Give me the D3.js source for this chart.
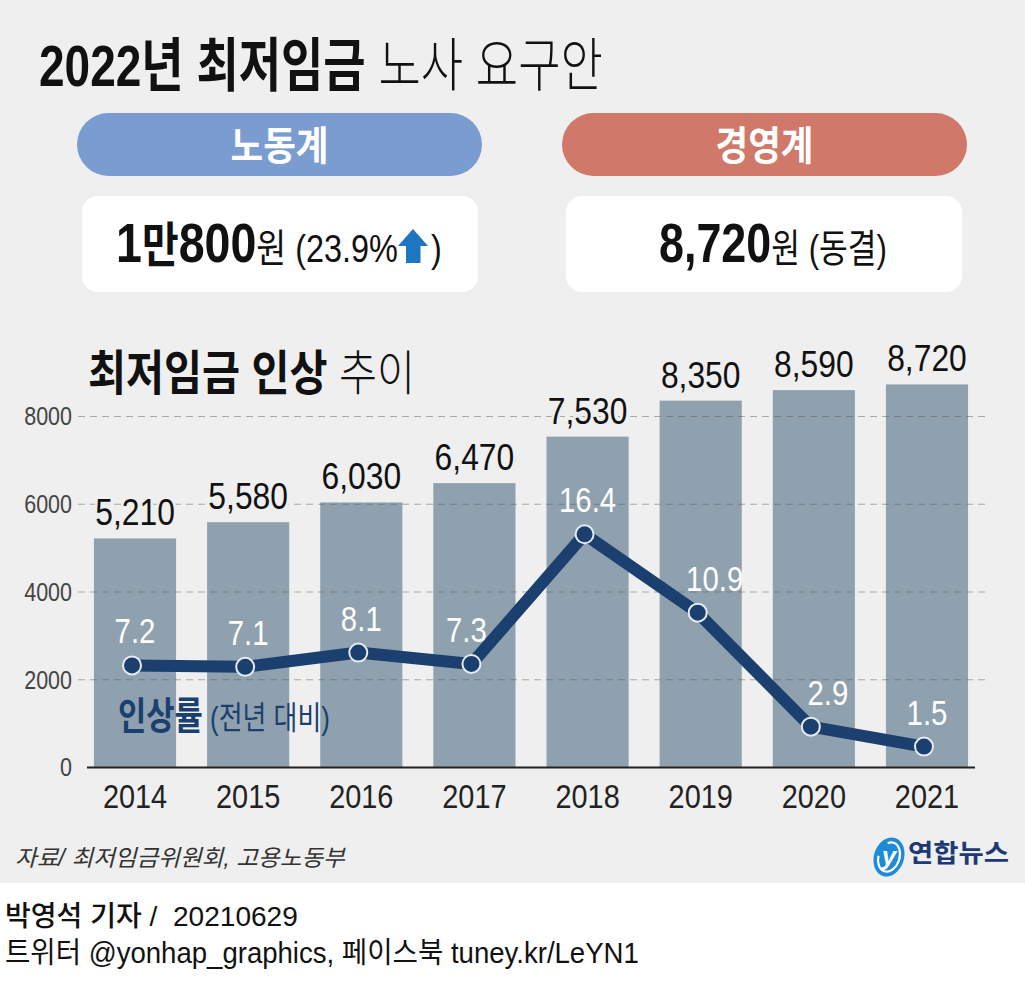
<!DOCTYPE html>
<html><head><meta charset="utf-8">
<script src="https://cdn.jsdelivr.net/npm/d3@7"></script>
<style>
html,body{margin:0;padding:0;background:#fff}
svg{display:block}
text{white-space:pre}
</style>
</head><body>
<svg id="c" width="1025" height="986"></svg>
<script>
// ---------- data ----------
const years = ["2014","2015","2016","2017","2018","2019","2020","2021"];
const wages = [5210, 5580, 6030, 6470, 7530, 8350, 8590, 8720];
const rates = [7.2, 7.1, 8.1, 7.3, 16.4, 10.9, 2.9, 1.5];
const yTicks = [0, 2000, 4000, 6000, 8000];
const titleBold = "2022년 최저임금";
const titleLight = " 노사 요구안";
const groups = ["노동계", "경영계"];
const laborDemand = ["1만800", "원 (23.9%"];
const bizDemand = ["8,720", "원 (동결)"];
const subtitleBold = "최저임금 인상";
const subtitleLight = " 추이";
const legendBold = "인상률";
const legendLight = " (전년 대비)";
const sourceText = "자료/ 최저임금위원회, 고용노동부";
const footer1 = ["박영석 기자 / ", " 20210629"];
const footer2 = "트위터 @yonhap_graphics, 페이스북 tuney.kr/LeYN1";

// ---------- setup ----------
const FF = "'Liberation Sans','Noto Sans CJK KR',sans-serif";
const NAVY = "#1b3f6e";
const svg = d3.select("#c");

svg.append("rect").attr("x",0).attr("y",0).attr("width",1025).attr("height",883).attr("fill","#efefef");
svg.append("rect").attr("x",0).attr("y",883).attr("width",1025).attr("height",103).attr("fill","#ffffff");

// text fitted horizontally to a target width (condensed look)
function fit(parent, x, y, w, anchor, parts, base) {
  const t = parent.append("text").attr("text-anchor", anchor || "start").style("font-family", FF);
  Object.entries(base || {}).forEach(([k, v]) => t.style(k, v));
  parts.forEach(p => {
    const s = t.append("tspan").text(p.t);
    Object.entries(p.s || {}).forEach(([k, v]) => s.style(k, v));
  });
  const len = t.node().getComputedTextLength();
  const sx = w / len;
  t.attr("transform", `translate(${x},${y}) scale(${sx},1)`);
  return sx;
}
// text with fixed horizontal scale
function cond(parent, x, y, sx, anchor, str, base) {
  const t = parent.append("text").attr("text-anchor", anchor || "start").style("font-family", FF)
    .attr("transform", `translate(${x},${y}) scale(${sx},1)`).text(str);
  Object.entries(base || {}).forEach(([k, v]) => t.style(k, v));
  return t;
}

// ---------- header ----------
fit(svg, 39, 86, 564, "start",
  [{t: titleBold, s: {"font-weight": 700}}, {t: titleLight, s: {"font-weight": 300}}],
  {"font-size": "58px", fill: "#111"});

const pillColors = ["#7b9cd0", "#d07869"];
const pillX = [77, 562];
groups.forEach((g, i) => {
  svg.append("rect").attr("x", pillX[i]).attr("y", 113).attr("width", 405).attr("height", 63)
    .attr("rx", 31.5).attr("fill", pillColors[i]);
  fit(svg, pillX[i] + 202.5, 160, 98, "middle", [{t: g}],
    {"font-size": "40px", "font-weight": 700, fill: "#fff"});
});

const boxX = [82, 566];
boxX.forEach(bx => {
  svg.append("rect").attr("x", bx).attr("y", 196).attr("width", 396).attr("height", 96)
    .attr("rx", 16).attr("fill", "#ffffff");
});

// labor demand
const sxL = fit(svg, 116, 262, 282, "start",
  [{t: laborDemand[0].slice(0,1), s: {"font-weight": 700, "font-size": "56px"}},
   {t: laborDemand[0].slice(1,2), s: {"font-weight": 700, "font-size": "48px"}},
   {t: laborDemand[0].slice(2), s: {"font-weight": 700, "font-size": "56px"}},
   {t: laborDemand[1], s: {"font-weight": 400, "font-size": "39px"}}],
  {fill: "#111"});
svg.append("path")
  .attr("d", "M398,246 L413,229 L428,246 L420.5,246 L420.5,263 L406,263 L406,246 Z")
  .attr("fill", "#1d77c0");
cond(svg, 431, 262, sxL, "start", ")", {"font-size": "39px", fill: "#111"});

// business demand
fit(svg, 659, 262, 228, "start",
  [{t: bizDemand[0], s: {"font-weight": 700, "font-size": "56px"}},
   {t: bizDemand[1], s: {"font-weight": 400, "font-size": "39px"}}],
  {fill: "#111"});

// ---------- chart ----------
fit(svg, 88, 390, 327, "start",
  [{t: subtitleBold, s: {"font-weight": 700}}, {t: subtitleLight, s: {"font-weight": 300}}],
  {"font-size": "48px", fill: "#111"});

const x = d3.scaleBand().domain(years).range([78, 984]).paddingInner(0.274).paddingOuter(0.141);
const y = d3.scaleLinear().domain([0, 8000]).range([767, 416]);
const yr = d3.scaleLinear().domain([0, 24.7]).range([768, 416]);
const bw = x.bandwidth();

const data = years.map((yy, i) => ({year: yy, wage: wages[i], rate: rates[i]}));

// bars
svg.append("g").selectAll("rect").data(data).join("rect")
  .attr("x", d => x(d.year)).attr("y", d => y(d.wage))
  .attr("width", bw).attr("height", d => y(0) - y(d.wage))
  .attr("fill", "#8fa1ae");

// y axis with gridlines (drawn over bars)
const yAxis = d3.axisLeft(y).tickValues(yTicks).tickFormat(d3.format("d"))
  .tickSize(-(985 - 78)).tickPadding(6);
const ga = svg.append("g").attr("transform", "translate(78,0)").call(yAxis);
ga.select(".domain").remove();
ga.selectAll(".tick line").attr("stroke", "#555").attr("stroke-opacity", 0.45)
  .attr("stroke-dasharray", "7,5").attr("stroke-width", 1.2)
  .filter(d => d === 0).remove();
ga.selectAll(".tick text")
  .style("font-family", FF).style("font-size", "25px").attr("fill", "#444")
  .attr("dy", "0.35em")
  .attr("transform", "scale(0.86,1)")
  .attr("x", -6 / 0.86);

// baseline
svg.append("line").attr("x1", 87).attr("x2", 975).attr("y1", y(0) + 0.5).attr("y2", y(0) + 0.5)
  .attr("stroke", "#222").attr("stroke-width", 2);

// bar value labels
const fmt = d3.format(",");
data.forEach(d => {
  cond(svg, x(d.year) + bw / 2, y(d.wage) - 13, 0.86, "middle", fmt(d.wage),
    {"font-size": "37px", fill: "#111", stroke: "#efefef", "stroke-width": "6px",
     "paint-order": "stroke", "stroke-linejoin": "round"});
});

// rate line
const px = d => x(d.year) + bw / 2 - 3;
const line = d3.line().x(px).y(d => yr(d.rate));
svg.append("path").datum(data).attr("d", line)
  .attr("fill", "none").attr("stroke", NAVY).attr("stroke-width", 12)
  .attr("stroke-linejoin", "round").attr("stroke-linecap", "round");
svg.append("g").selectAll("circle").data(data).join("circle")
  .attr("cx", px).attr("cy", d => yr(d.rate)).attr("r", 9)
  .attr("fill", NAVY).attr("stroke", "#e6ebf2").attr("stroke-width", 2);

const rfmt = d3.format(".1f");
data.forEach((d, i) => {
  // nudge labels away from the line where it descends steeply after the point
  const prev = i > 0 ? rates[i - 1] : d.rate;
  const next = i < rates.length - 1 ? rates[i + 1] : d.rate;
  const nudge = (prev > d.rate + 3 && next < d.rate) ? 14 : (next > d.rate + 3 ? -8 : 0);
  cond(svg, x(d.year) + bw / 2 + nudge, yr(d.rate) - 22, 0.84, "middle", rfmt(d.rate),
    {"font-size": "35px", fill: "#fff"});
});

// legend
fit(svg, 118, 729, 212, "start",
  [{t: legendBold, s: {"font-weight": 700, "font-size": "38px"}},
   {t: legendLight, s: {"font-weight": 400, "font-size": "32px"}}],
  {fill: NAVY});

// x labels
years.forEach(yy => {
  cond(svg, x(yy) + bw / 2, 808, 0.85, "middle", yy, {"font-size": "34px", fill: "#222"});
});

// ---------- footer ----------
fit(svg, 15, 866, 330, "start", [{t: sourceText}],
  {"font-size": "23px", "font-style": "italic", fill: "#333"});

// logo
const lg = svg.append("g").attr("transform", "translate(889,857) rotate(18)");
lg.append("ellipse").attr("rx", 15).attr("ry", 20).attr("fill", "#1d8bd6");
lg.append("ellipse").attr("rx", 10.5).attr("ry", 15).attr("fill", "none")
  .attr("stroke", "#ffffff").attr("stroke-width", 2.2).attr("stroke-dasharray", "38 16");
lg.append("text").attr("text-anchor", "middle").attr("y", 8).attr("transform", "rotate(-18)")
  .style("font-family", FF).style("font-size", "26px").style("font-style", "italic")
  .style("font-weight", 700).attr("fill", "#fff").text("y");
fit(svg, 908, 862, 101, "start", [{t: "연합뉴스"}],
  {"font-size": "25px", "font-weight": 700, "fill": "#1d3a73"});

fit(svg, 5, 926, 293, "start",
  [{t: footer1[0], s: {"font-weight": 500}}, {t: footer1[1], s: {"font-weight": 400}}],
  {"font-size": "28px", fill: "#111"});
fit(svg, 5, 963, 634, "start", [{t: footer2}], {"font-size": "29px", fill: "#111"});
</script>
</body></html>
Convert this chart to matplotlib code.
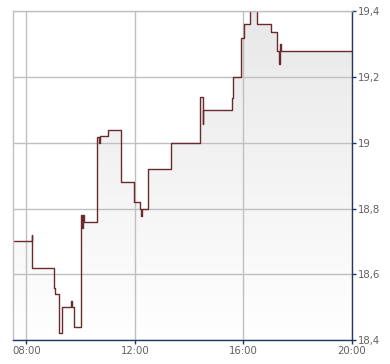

========================================================================

### [What you are asked to do]
Gather each line from the listing above that holds "this".

### [Task result]
Give me the D3.js source for this chart.
Convert this chart to matplotlib code.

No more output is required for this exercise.